Ilustrasi pembayaran online (freepik.com/freepik)
Dwi Astuti menuturkan, yang menjadi dasar pengenaan pajaknya bukan nilai pengisian uang (top up), saldo (balance), atau nilai transaksi jual beli, melainkan atas jasa layanan penggunaan uang elektronik atau dompet digital.
"Artinya, jasa layanan uang elektronik dan dompet digital bukan merupakan objek pajak baru," kata dia dalam keterangan tertulis, dikutip Sabtu (21/12/2024).
Dia mencontohkan, misal seseorang melakukan top up uang elektronik sebesar Rp1 juta, dengan biaya top up misalnya Rp1.500, maka PPN dihitung sebagai berikut:
- 11 persen x Rp1.500 = Rp165
Namun dengan kenaikan PPN menjadi 12 persen, maka PPN dihitung menjadi:
- 12 persen x Rp1.500 = Rp180
"Jadi, kenaikan PPN sebesar 1 persen hanya Rp15," ucapnya.
Dia juga memberi contoh pengenaan PPN untuk pengisian dompet digital.
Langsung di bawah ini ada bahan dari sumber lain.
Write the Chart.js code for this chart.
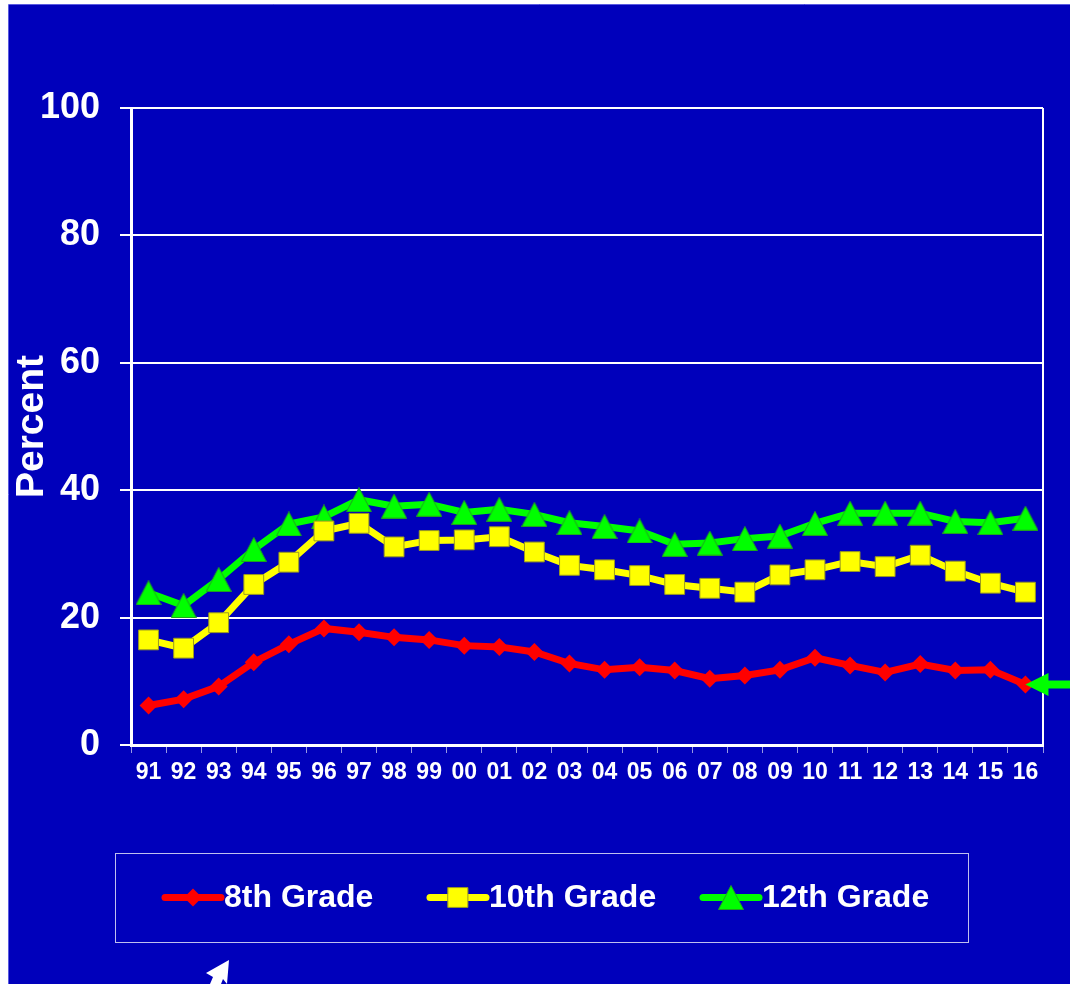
<!DOCTYPE html>
<html lang="en">
  <head>
    <meta charset="UTF-8" />
    <title>Percent by grade, 1991-2016</title>
    <script src="https://cdn.jsdelivr.net/npm/chart.js@4.4.1/dist/chart.umd.min.js"></script>
    <style>
      html,
      body {
        margin: 0;
        padding: 0;
        background: #ffffff;
      }
    </style>
  </head>
  <body>
    <canvas id="chart" width="1070" height="984"></canvas>
    <script>
      const years = ["91", "92", "93", "94", "95", "96", "97", "98", "99", "00", "01", "02", "03",
        "04", "05", "06", "07", "08", "09", "10", "11", "12", "13", "14", "15", "16"];
      const grade8 = [6.2, 7.2, 9.2, 13.0, 15.8, 18.3, 17.7, 16.9, 16.5, 15.6, 15.4, 14.6, 12.8,
        11.8, 12.2, 11.7, 10.4, 10.9, 11.8, 13.7, 12.5, 11.4, 12.7, 11.7, 11.8, 9.5];
      const grade10 = [16.5, 15.2, 19.2, 25.2, 28.7, 33.6, 34.8, 31.1, 32.1, 32.2, 32.7, 30.3, 28.2,
        27.5, 26.6, 25.2, 24.6, 24.0, 26.7, 27.5, 28.8, 28.0, 29.8, 27.3, 25.4, 24.0];
      const grade12 = [23.9, 21.9, 26.0, 30.7, 34.7, 35.8, 38.5, 37.5, 37.8, 36.5, 37.0, 36.2, 34.9,
        34.3, 33.6, 31.5, 31.7, 32.4, 32.8, 34.8, 36.4, 36.4, 36.4, 35.1, 34.9, 35.6];
      const seriesNames = ["8th Grade", "10th Grade", "12th Grade"];

      const BLUE = "#0000BB";
      const FONT = "'Liberation Sans', Arial, Helvetica, sans-serif";
      Chart.defaults.font.family = FONT;
      Chart.defaults.color = "#ffffff";

      // triangle marker centred on its bounding box (like the office chart markers)
      const tri = document.createElement("canvas");
      tri.width = 26;
      tri.height = 25;
      {
        const c = tri.getContext("2d");
        c.fillStyle = "#00FF00";
        c.strokeStyle = "#20a020";
        c.lineWidth = 1;
        c.beginPath();
        c.moveTo(13, 0.5);
        c.lineTo(25.5, 24.5);
        c.lineTo(0.5, 24.5);
        c.closePath();
        c.fill();
        c.stroke();
      }

      // blue panel with the thin white margin top/left
      const backdrop = {
        id: "backdrop",
        beforeDraw(chart) {
          const ctx = chart.ctx;
          ctx.save();
          ctx.fillStyle = "#ffffff";
          ctx.fillRect(0, 0, chart.width, chart.height);
          ctx.fillStyle = BLUE;
          ctx.fillRect(9, 4, chart.width - 9, chart.height - 4);
          ctx.strokeStyle = "#5a5ae0";
          ctx.lineWidth = 1;
          ctx.beginPath();
          ctx.moveTo(8.5, chart.height);
          ctx.lineTo(8.5, 4.5);
          ctx.lineTo(chart.width, 4.5);
          ctx.stroke();
          ctx.restore();
        },
        beforeDatasetsDraw(chart) {
          // right side of the plot frame
          const { ctx, chartArea } = chart;
          ctx.save();
          ctx.strokeStyle = "#ffffff";
          ctx.lineWidth = 2;
          ctx.beginPath();
          ctx.moveTo(chartArea.right, chartArea.top);
          ctx.lineTo(chartArea.right, chartArea.bottom);
          ctx.stroke();
          ctx.restore();
        },
      };

      // green arrow pointing at the last 8th grade point, white cursor near the legend
      const arrows = {
        id: "arrows",
        afterDatasetsDraw(chart) {
          const ctx = chart.ctx;
          const pts = chart.getDatasetMeta(0).data;
          const p = pts[pts.length - 1];
          ctx.save();
          ctx.fillStyle = "#00FF00";
          ctx.beginPath();
          ctx.moveTo(p.x, p.y);
          ctx.lineTo(p.x + 23, p.y - 11.5);
          ctx.lineTo(p.x + 23, p.y - 4);
          ctx.lineTo(chart.width, p.y - 4);
          ctx.lineTo(chart.width, p.y + 4);
          ctx.lineTo(p.x + 23, p.y + 4);
          ctx.lineTo(p.x + 23, p.y + 11.5);
          ctx.closePath();
          ctx.fill();
          ctx.restore();
        },
        afterDraw(chart) {
          const ctx = chart.ctx;
          ctx.save();
          ctx.fillStyle = "#ffffff";
          ctx.beginPath();
          ctx.moveTo(229, 960);
          ctx.lineTo(206, 973);
          ctx.lineTo(213, 977);
          ctx.lineTo(210, 984);
          ctx.lineTo(221, 984);
          ctx.lineTo(223, 979);
          ctx.lineTo(227, 984);
          ctx.closePath();
          ctx.fill();
          ctx.restore();
        },
      };

      // boxed legend: line + marker + label
      const boxLegend = {
        id: "boxLegend",
        afterDraw(chart, args, opts) {
          const ctx = chart.ctx;
          ctx.save();
          ctx.strokeStyle = "rgba(255,255,255,0.75)";
          ctx.lineWidth = 1;
          ctx.strokeRect(opts.box[0] + 0.5, opts.box[1] + 0.5, opts.box[2], opts.box[3]);
          const cy = opts.box[1] + opts.box[3] / 2;
          chart.data.datasets.forEach((ds, i) => {
            const x0 = opts.starts[i];
            const x1 = x0 + opts.lineLen;
            ctx.strokeStyle = ds.borderColor;
            ctx.lineWidth = 7;
            ctx.lineCap = "round";
            ctx.beginPath();
            ctx.moveTo(x0, cy);
            ctx.lineTo(x1, cy);
            ctx.stroke();
            ctx.fillStyle = ds.pointBackgroundColor;
            ctx.strokeStyle = ds.pointBorderColor;
            ctx.lineWidth = ds.pointBorderWidth;
            Chart.helpers.drawPoint(ctx, {
              pointStyle: ds.pointStyle,
              radius: ds.pointRadius,
              rotation: 0,
              borderWidth: ds.pointBorderWidth,
            }, (x0 + x1) / 2, cy);
            ctx.fillStyle = "#ffffff";
            ctx.font = "bold 32px " + FONT;
            ctx.textAlign = "left";
            ctx.textBaseline = "middle";
            ctx.fillText(ds.label, x1 + 3, cy + 1);
          });
          ctx.restore();
        },
      };

      new Chart(document.getElementById("chart"), {
        type: "line",
        data: {
          labels: years,
          datasets: [
            {
              label: seriesNames[0],
              data: grade8,
              borderColor: "#FF0000",
              pointBackgroundColor: "#FF0000",
              pointBorderColor: "#FF0000",
              pointBorderWidth: 0,
              pointStyle: "rectRot",
              pointRadius: 9,
            },
            {
              label: seriesNames[1],
              data: grade10,
              borderColor: "#FFFF00",
              pointBackgroundColor: "#FFFF00",
              pointBorderColor: "#9a9a20",
              pointBorderWidth: 1,
              pointStyle: "rect",
              pointRadius: 14,
            },
            {
              label: seriesNames[2],
              data: grade12,
              borderColor: "#00FF00",
              pointBackgroundColor: "#00FF00",
              pointBorderColor: "#20a020",
              pointBorderWidth: 0,
              pointStyle: tri,
              pointRadius: 15,
            },
          ],
        },
        options: {
          responsive: false,
          animation: false,
          elements: {
            line: { borderWidth: 7, tension: 0 },
          },
          layout: { padding: { left: 9, top: 108, right: 27, bottom: 0 } },
          plugins: {
            legend: { display: false },
            tooltip: { enabled: false },
            boxLegend: { box: [115, 853, 853, 89], starts: [165, 430, 703], lineLen: 56 },
          },
          scales: {
            x: {
              offset: true,
              afterFit(scale) {
                scale.height = 239;
              },
              grid: {
                display: true,
                drawOnChartArea: false,
                offset: true,
                tickLength: 8,
                color: "rgba(255,255,255,0.6)",
                lineWidth: 1,
              },
              border: { color: "#ffffff", width: 3 },
              ticks: {
                color: "#ffffff",
                padding: 6,
                autoSkip: false,
                maxRotation: 0,
                font: { size: 23, weight: "bold" },
              },
            },
            y: {
              min: 0,
              max: 100,
              afterFit(scale) {
                scale.width = 122;
              },
              grid: { color: "#ffffff", lineWidth: 2, tickLength: 11 },
              border: { color: "#ffffff", width: 3 },
              ticks: {
                stepSize: 20,
                color: "#ffffff",
                padding: 20,
                font: { size: 36, weight: "bold" },
              },
              title: {
                display: true,
                text: "Percent",
                color: "#ffffff",
                padding: 0,
                font: { size: 39, weight: "bold", lineHeight: 1.2 },
              },
            },
          },
        },
        plugins: [backdrop, arrows, boxLegend],
      });
    </script>
  </body>
</html>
Contoh, sesorang mengisi dompet digital Rp500 ribu, dengan biaya pengisian misalnya Rp1.500, maka PPN dihitung sebagai berikut:
- 11 persen x Rp1.500 = Rp165
Namun dengan kenaikan PPN menjadi 12 persen, maka PPN dihitung menjadi:
- 12 persen x Rp1.500 = Rp180
"Artinya, berapa pun nilai uang yang di-top up tidak akan mempengaruhi PPN terutang atas transaksi tersebut karena PPN hanya dikenakan atas biaya jasa layanan untuk top up tersebut, sehingga sepanjang biaya jasa layanan tidak berubah, maka dasar pengenaan PPN juga tidak berubah," tutur Dwi Astuti.